Date: 2014-04-07 04:11 pm (UTC)
From: [personal profile] oryx_leucoryx
Come to think of it, I like the idea that the potion itself blocks the detection spell (not necessarily by intention of its designer). That would give the Severus of UA a reason to feed it to Petunia.

Date: 2014-04-08 08:26 pm (UTC)
From: [identity profile] nx74defiant.livejournal.com
It never seems to occur to DD that he was wrong. If things don't go according to plan it is someone else fault.

Date: 2014-04-09 12:35 am (UTC)
From: [identity profile] oneandthetruth.livejournal.com
Well, sure! He's a narcissistic psychopath. They're only responsible for successes. Failures have to be somebody else's fault because they themselves are too perfect to fail.
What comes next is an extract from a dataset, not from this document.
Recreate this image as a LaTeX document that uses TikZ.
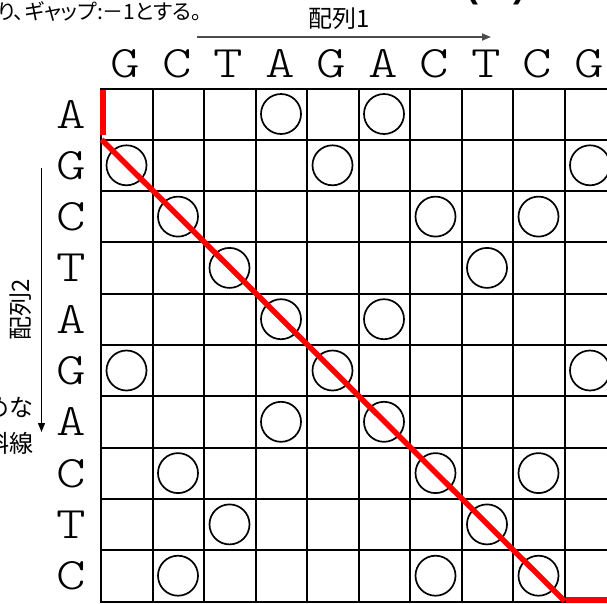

Date: 2014-04-07 04:26 pm (UTC)
From: [personal profile] oryx_leucoryx
Hmm. If Albus expected to manage to demonstrate the destruction of the Horcrux, why would he need the books to be out? I think he wasn't quite certain, so he left the books out, maybe open or bookmarked on the page that explains about basilisk venom, in hope he'd manage to instruct Harry how to do it even if he wouldn't be able to do it himself. Alternately, he really was not expecting to bring back a Horcrux and left the books out for Harry's later benefit, but he was keeping up the pretense for as long as he could (which was why he avoided telling Harry anything that Harry might expect to be demonstrated to him).

Date: 2014-04-08 01:50 pm (UTC)
From: [personal profile] oryx_leucoryx
Another take: Dumbles used his detection spell, got no response, but convinced himself that absence of evidence was not, in this particular case, evidence for absence, because the potion must have been blocking the spell.